Tutti noi vorremmo incontrare, com’è capitato a Robert, una Dulcie almeno una volta nella vita. Che sia per un breve tratto di strada o per un lungo cammino. Poco importa la durata dell’apparizione. Dulcie, “una signora alta, dalla postura spavalda, assertiva e orgogliosa che la faceva sembrare più alta, e anche maestosa” esplode, come un oracolo, come per magia, nelle ricche intense pagine scritte da Benjamin Myers.
Il romanzo racconta un incontro, un’amicizia fortunata all’interno di una cupa, grigia cornice. Grigia come i cieli dell’Inghilterra settentrionale, grigia come la vecchiaia che avanza e s’impone, grigia come la guerra (la Seconda guerra mondiale) che fa da sfondo alle vicende che uniscono e avvicinano i due protagonisti. Una guerra che, seppur finita, “penzolava pesante dalle spalle come un mantello intriso di sangue”.
Inghilterra, 1946. Nell’estate successiva alla conclusione della Seconda guerra mondiale, Robert, sedici anni, decide di trascorrere un periodo in piena libertà a contatto con la natura, prima di cominciare il lavoro in miniera cui è destinato. Dopo qualche giorno di cammino, diretto al mare, si imbatte nel cottage di Dulcie, una donna già avanti con gli anni, eccentrica, colta, burbera, accogliente. In cambio di lavori al capanno nel suo giardino – un capanno usato in passato da una misteriosa artista – Dulcie gli offre ospitalità. Quell'inattesa generosità segna l'inizio di un'amicizia improbabile ma saldissima, che cambierà il futuro già tracciato di entrambi.
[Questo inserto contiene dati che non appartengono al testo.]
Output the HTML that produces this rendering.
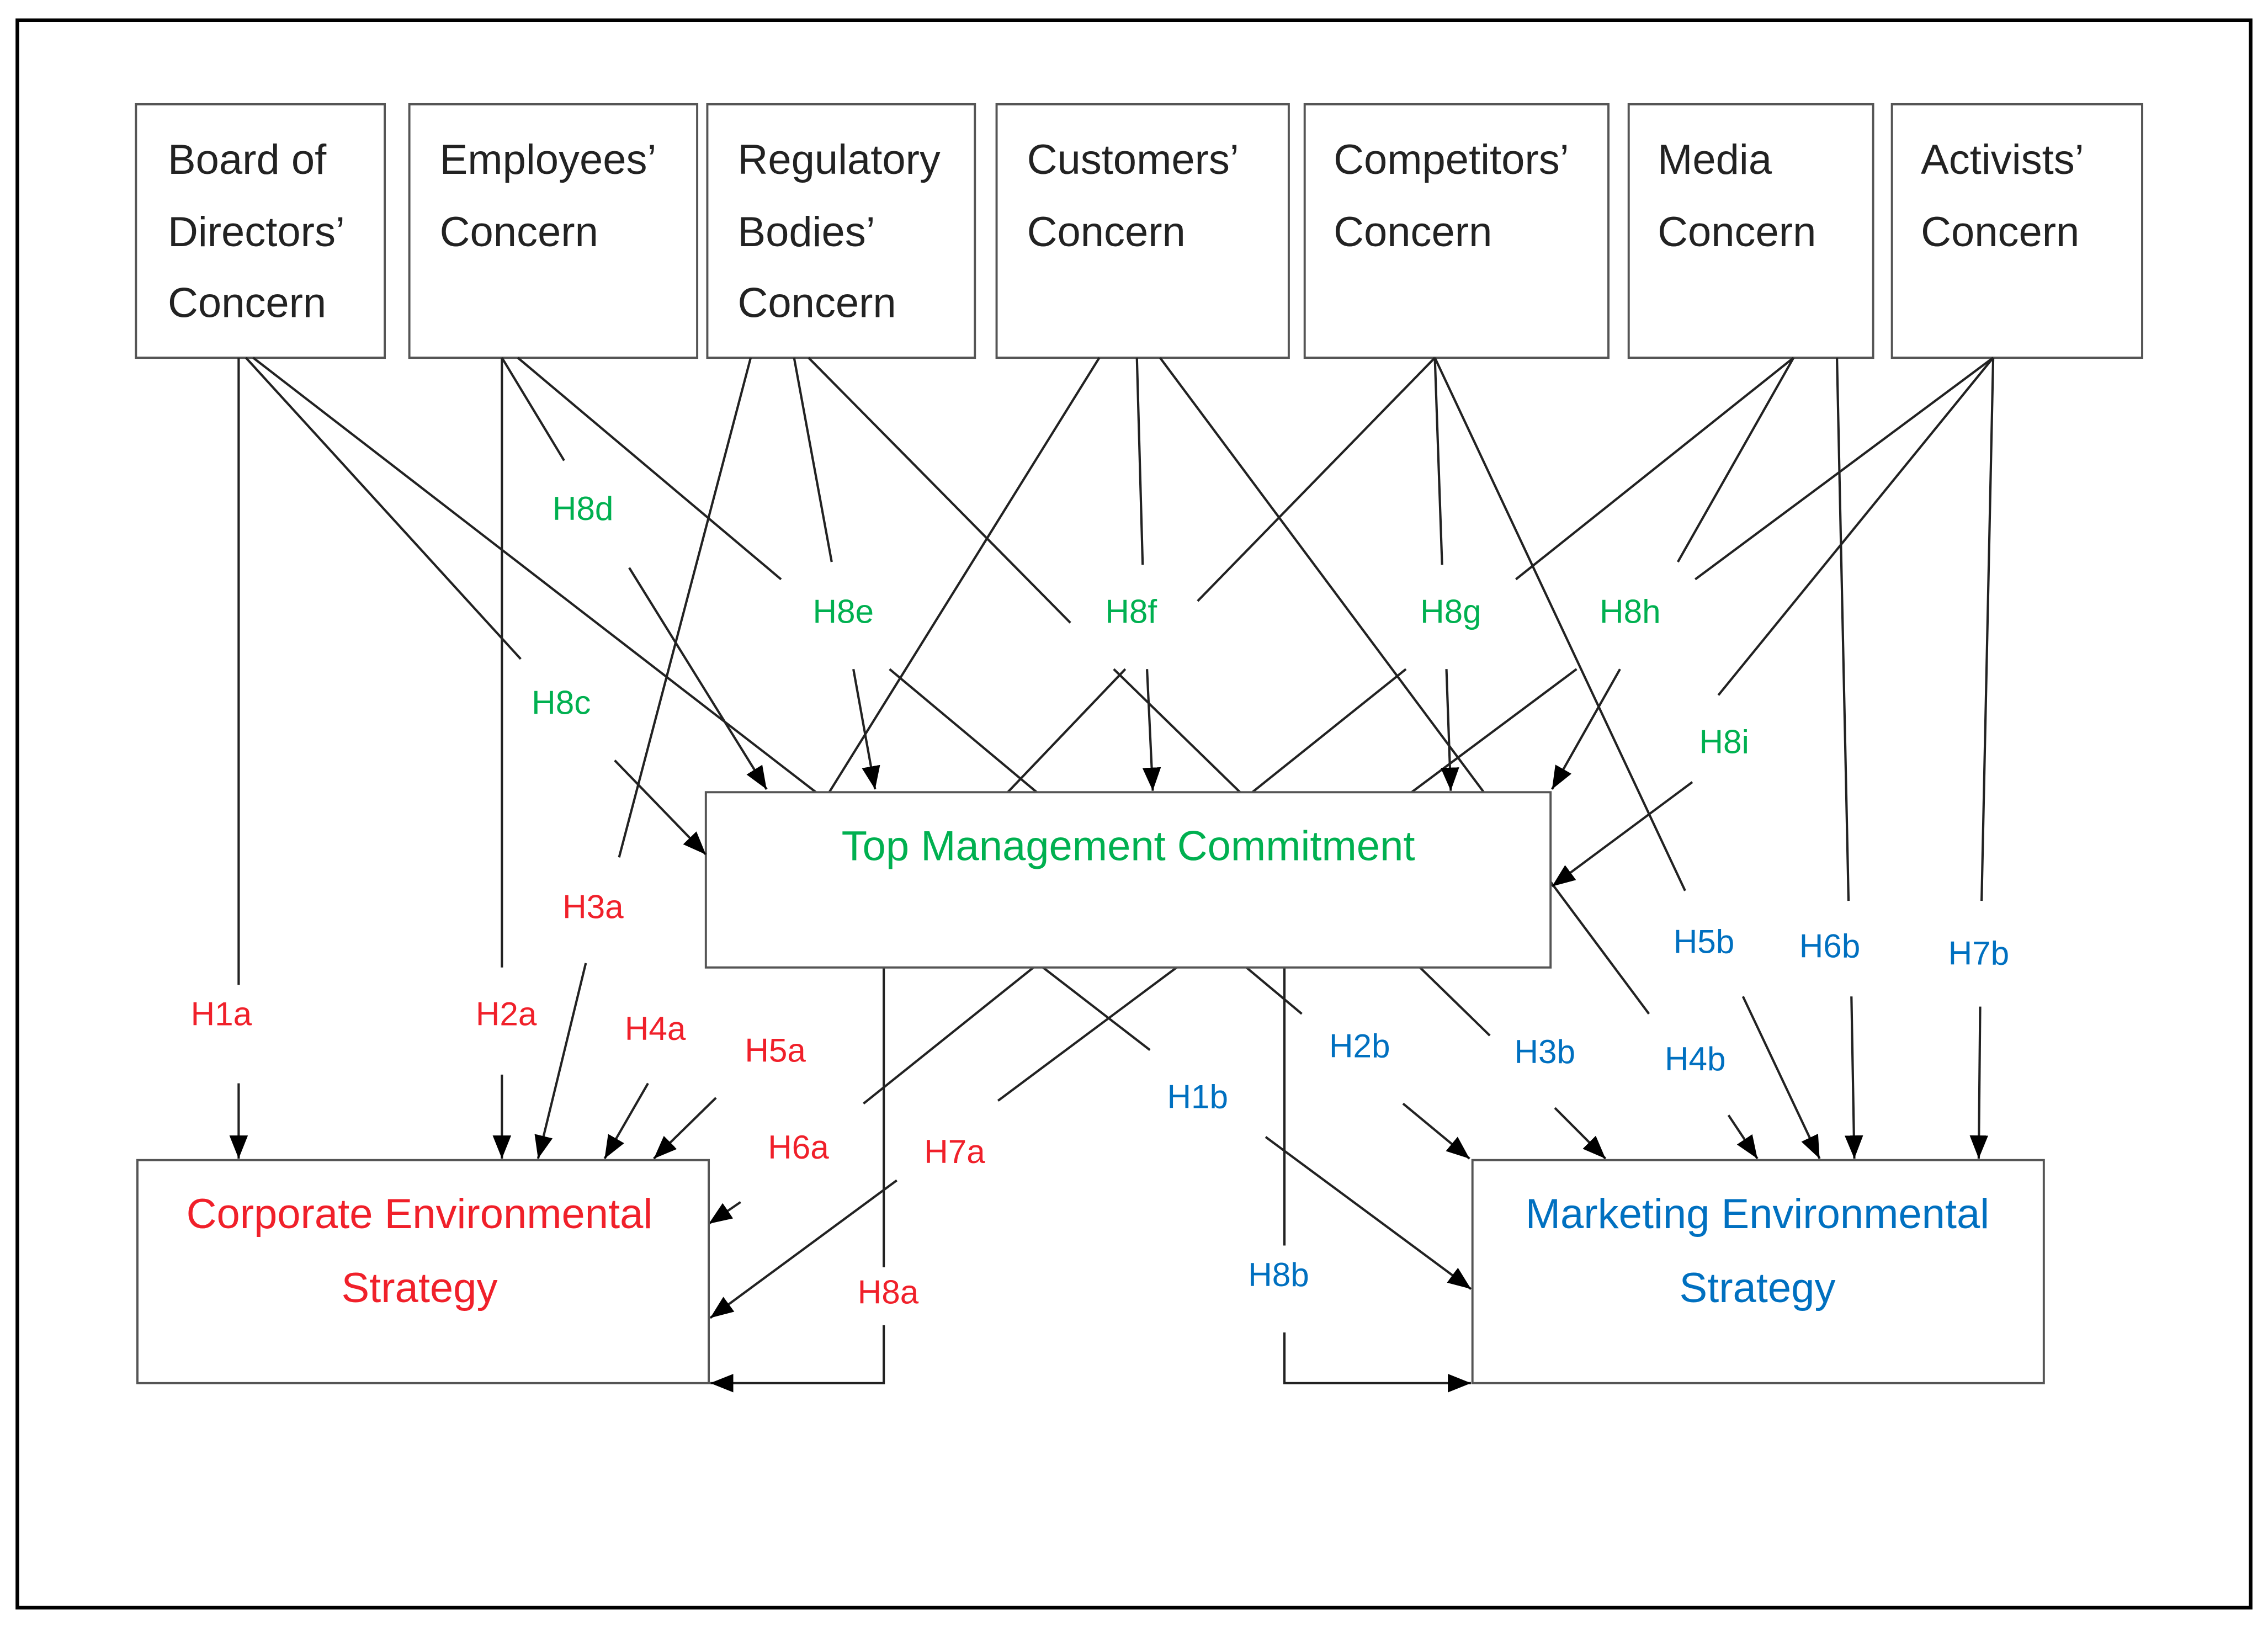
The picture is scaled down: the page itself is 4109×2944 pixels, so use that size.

Robert ha solo sedici anni. Ha appena lasciato la casa paterna, un nido annerito dalla fuliggine proveniente dalle miniere di carbone dove da generazioni i familiari lavoravano, per intraprendere un viaggio alla scoperta di sé e del mondo sconosciuto che immagina, sognante, dalla finestra seduto ai banchi di scuola. Affamato, animato da “un appetito per qualcosa di più del semplice commestibile” parte con l’essenziale, la sua tenda, pochi cambi, uno zaino, una borraccia, nessuna cartina, verso l’Inghilterra del Nord, “la terra più verdeggiante mai esistita, così pungente e rigogliosa da dare il capogiro a un giovane uomo”.
Lungo il cammino, a pochi metri, a poche pagine da casa incontra Dulcie, una stravagante signora che veste grandi cappelli e che cambierà, arrestandolo, le sorti del suo pellegrinaggio.
Dulcie è colta, ironica, spontanea. Non porta l’orologio, asseconda i tuoni del cielo e dello stomaco. Robert è giovane, impacciato, timido. Un bruco coraggioso, sensibile, curioso che non vede l’ora di diventare farfalla. Dall’incontro che dura poche settimane di convivenza inaspettata, i due protagonisti ne escono cambiati, cresciuti, rinnovati. Come se, da tempo, l’uno fosse in attesa dell’altra. Due tasselli, due chiavi, due parole magiche che aprono porte di stanze dove regnano perdono, speranza, redenzione.
Dulcie riesce, grazie all’intervento di Robert, a fare pace col passato. Robert, a sua volta, impara grazie a Dulcie ad accogliere il futuro, un futuro che gli pareva scritto, imposto e definito.
E mentre i due improbabili amici – lontani per età, educazione e geografia – parlano mangiando astice e bevendo tè all’ortica, la natura, con la sua voce strepitosa, prende cede e riprende il posto da protagonista. Benjamin Myers riesce a far suonare, cantare, chiacchierare le strade, i villaggi, le chiese, le capanne. Così sentiamo nitrire il mare coi suoi cavalli bianchi, abbaiare Butler il fidatissimo cane maggiordomo e ci lasciamo avvolgere dalle piante rampicanti che abbracciano prepotenti la casa che si erge sulla collina della baia.
La casa era costruita con la pietra locale, ed era tappezzata da una vite del Canada che vi si aggrappava come un polpo si aggrappa a uno scoglio durante una burrasca, i viticci aggrovigliati che si spingevano come tentacoli oltre gli angoli. Un’apparizione da sogno
Accanto alle voci degli animali, dei sentieri, degli utensili da giardinaggio echeggia per tutto il tempo del romanzo quella di Dulcie che accoglie, come fosse un giovane vecchio amico, nella propria casa l’intruso estraneo che la fortuna, o il destino, le presenta come un regalo in giardino. In quel quadrato verde di vita dove da anni, a causa di un forte dolore, si rifugiava.
E chi legge partecipa, da testimone, a questo prezioso abbraccio guaritore scoprendo che per trovare (e ritrovare sé stessi) non occorre poi andar molto lontano.